• _Required task_: Pull out the lines from the line containing "The picture is" through the line containing "const categories = ['R', 'S'];", both lines included, and copy them exactly.

# # # #

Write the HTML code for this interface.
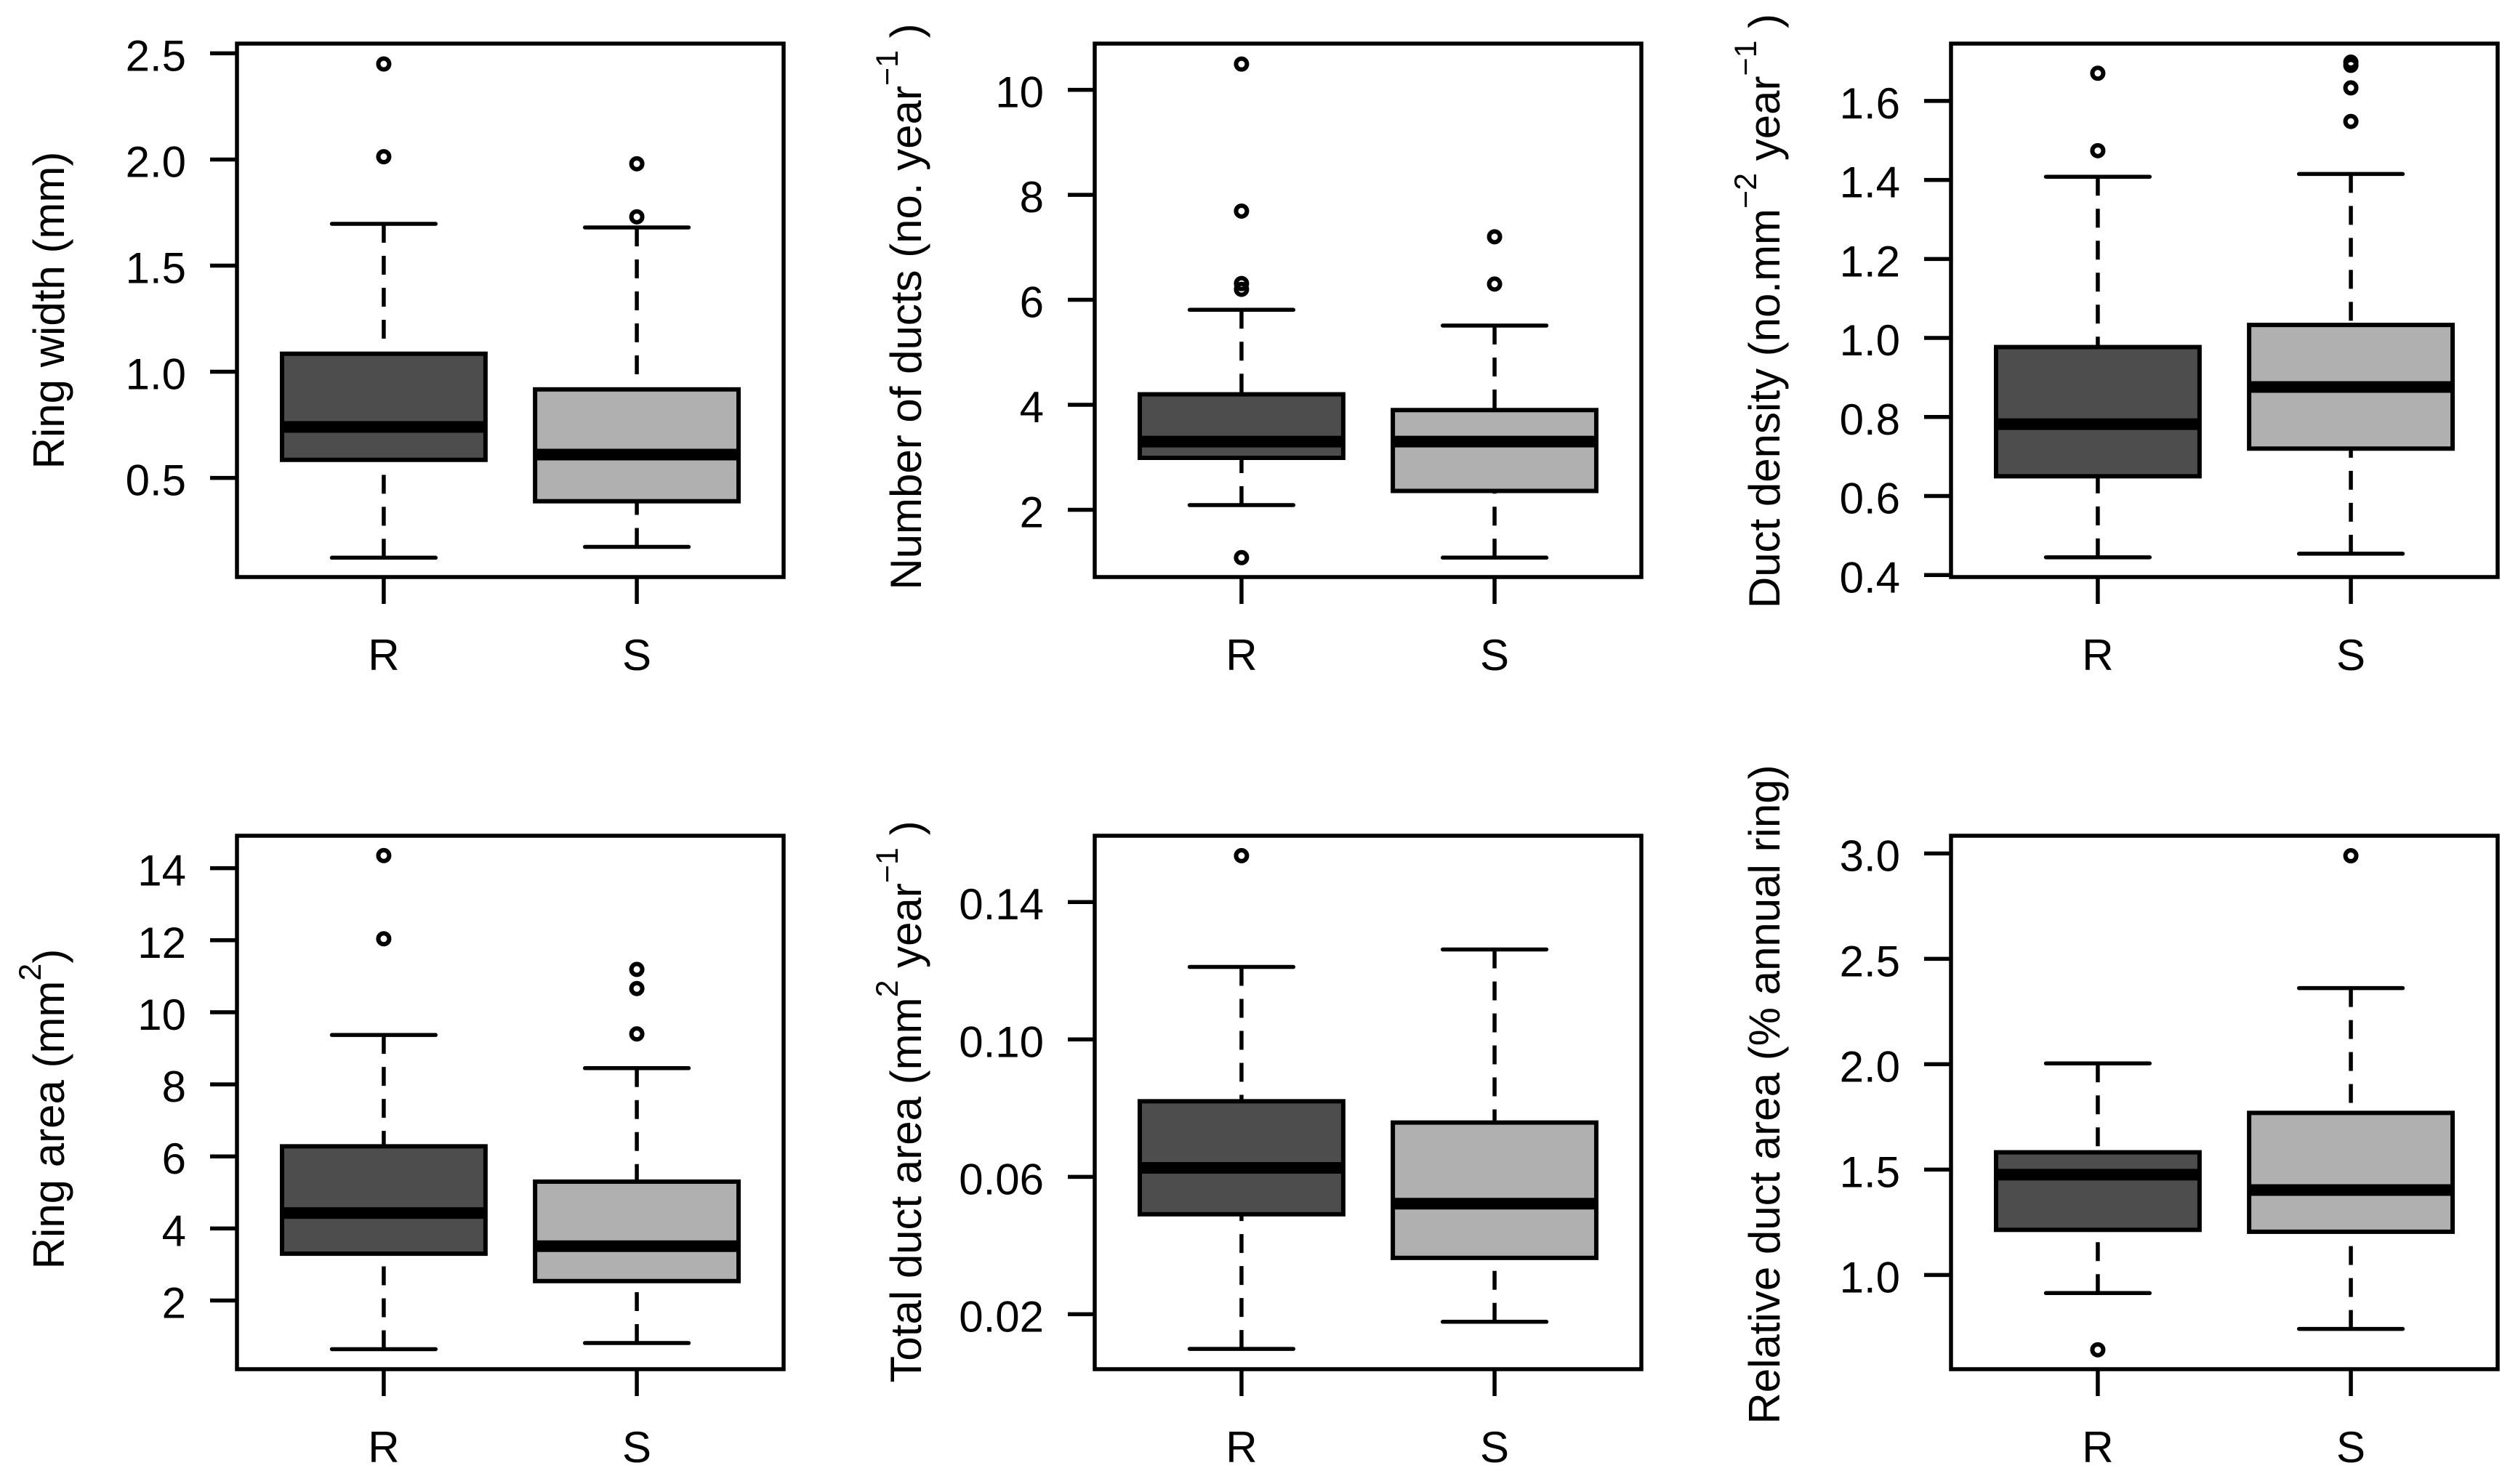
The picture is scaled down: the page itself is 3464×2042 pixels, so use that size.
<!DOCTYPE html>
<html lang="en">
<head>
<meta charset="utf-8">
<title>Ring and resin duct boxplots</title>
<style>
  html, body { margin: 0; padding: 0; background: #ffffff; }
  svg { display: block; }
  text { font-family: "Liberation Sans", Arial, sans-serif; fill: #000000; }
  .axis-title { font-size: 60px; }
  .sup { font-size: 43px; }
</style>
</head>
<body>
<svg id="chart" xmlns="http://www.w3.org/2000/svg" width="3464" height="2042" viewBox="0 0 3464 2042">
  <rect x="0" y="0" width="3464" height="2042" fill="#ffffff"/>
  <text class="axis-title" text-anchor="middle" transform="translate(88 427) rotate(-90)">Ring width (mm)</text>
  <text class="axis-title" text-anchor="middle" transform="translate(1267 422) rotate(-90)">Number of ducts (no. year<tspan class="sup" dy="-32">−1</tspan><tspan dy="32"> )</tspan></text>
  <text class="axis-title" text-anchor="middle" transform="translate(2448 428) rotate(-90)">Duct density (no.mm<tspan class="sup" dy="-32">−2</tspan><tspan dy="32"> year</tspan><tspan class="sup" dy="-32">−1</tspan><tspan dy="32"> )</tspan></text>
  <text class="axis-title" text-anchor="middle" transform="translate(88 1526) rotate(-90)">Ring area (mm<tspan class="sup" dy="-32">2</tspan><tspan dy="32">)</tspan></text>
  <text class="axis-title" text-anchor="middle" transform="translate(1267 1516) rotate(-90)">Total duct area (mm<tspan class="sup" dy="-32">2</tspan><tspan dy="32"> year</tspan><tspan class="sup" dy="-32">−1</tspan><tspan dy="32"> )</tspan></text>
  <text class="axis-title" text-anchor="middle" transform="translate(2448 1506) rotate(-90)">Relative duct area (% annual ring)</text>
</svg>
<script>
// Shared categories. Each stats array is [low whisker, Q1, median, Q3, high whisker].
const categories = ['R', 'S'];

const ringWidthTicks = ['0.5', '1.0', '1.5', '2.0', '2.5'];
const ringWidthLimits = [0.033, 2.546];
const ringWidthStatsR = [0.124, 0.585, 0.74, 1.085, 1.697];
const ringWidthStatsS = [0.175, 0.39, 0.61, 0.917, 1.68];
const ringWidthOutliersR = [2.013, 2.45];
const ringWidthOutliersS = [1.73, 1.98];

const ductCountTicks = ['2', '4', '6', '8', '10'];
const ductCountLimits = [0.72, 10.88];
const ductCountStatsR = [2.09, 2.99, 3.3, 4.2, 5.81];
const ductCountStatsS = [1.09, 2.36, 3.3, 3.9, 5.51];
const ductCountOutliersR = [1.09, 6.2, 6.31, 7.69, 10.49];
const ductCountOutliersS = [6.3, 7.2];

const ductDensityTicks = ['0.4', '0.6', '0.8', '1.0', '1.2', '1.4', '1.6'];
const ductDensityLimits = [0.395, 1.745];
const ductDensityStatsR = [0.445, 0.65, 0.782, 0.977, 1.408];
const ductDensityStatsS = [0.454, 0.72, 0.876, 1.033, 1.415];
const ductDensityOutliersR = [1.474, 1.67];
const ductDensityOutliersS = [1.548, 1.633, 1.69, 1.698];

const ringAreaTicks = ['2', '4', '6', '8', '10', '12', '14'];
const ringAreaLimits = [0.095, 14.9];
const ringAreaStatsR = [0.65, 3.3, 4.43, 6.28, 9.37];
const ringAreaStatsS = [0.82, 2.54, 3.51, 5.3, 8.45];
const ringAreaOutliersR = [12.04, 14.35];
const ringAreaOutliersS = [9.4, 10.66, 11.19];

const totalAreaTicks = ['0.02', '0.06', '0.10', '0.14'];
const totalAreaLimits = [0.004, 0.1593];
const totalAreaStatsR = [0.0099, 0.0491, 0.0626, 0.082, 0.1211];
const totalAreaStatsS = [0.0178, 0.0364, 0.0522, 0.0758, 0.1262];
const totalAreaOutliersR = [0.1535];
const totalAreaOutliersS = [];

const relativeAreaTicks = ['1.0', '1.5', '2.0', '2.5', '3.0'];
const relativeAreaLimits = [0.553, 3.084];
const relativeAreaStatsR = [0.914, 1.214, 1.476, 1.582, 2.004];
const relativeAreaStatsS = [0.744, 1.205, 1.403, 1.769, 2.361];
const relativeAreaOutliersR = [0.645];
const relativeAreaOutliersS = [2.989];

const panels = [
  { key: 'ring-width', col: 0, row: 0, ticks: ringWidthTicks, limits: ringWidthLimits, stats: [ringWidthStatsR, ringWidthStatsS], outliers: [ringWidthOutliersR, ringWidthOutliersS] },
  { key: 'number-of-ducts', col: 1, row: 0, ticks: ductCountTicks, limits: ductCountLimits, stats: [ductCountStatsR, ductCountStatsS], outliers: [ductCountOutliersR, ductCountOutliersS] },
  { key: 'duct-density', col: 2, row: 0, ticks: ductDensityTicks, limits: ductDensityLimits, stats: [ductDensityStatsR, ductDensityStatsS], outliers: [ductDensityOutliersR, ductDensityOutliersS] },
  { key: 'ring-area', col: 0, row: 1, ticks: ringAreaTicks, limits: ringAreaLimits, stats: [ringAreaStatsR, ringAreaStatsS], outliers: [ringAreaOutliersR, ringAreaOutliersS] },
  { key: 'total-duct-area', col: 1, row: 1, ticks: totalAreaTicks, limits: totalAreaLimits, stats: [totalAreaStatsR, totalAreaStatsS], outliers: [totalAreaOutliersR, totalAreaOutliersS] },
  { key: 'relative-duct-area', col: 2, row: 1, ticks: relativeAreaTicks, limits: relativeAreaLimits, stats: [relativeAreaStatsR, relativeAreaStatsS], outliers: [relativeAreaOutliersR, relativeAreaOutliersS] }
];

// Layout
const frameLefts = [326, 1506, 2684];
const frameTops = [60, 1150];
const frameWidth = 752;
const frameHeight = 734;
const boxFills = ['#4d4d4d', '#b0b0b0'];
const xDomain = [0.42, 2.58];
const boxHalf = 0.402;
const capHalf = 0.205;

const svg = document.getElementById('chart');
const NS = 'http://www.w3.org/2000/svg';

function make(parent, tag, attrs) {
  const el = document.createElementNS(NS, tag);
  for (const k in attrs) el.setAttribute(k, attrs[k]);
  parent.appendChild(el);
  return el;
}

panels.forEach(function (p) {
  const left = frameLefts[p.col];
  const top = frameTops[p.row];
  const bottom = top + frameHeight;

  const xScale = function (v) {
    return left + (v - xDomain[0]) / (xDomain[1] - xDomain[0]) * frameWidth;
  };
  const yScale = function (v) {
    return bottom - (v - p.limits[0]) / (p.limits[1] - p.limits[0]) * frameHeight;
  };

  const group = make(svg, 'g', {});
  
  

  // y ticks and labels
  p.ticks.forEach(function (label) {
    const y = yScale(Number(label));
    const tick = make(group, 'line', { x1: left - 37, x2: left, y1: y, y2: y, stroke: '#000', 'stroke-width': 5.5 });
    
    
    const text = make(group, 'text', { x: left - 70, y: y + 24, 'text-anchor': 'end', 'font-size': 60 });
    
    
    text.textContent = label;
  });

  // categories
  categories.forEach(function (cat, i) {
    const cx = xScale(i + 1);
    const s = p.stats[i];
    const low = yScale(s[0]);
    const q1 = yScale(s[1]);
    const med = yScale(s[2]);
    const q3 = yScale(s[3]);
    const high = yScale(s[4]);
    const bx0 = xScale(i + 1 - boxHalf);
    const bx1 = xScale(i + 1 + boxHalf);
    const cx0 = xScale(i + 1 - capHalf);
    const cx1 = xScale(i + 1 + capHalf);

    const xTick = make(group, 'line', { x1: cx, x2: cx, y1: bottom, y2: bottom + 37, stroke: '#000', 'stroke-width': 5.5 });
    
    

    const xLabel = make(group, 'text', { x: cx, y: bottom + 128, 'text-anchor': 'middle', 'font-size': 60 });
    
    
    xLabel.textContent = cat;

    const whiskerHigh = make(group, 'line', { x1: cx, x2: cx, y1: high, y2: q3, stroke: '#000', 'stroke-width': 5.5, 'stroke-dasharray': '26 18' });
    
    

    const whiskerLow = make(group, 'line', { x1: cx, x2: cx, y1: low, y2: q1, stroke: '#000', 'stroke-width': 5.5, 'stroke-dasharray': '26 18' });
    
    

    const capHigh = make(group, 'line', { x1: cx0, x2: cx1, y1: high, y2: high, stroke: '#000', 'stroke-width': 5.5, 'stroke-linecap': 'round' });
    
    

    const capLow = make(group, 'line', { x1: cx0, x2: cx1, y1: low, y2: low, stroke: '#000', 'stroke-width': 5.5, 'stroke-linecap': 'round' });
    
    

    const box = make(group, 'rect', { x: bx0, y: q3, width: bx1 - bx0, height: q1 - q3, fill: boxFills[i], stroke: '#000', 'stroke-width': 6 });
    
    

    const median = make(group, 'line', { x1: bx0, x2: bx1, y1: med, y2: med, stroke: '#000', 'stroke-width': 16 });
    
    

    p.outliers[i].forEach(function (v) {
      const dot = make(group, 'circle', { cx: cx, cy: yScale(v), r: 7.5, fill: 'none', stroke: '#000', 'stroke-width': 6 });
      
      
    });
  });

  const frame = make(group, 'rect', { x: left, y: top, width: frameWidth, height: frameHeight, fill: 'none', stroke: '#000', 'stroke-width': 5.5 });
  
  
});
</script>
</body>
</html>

# # # #

• _Response to the exercise_:
The picture is scaled down: the page itself is 3464×2042 pixels, so use that size.
<!DOCTYPE html>
<html lang="en">
<head>
<meta charset="utf-8">
<title>Ring and resin duct boxplots</title>
<style>
  html, body { margin: 0; padding: 0; background: #ffffff; }
  svg { display: block; }
  text { font-family: "Liberation Sans", Arial, sans-serif; fill: #000000; }
  .axis-title { font-size: 60px; }
  .sup { font-size: 43px; }
</style>
</head>
<body>
<svg id="chart" xmlns="http://www.w3.org/2000/svg" width="3464" height="2042" viewBox="0 0 3464 2042">
  <rect x="0" y="0" width="3464" height="2042" fill="#ffffff"/>
  <text class="axis-title" text-anchor="middle" transform="translate(88 427) rotate(-90)">Ring width (mm)</text>
  <text class="axis-title" text-anchor="middle" transform="translate(1267 422) rotate(-90)">Number of ducts (no. year<tspan class="sup" dy="-32">−1</tspan><tspan dy="32"> )</tspan></text>
  <text class="axis-title" text-anchor="middle" transform="translate(2448 428) rotate(-90)">Duct density (no.mm<tspan class="sup" dy="-32">−2</tspan><tspan dy="32"> year</tspan><tspan class="sup" dy="-32">−1</tspan><tspan dy="32"> )</tspan></text>
  <text class="axis-title" text-anchor="middle" transform="translate(88 1526) rotate(-90)">Ring area (mm<tspan class="sup" dy="-32">2</tspan><tspan dy="32">)</tspan></text>
  <text class="axis-title" text-anchor="middle" transform="translate(1267 1516) rotate(-90)">Total duct area (mm<tspan class="sup" dy="-32">2</tspan><tspan dy="32"> year</tspan><tspan class="sup" dy="-32">−1</tspan><tspan dy="32"> )</tspan></text>
  <text class="axis-title" text-anchor="middle" transform="translate(2448 1506) rotate(-90)">Relative duct area (% annual ring)</text>
</svg>
<script>
// Shared categories. Each stats array is [low whisker, Q1, median, Q3, high whisker].
const categories = ['R', 'S'];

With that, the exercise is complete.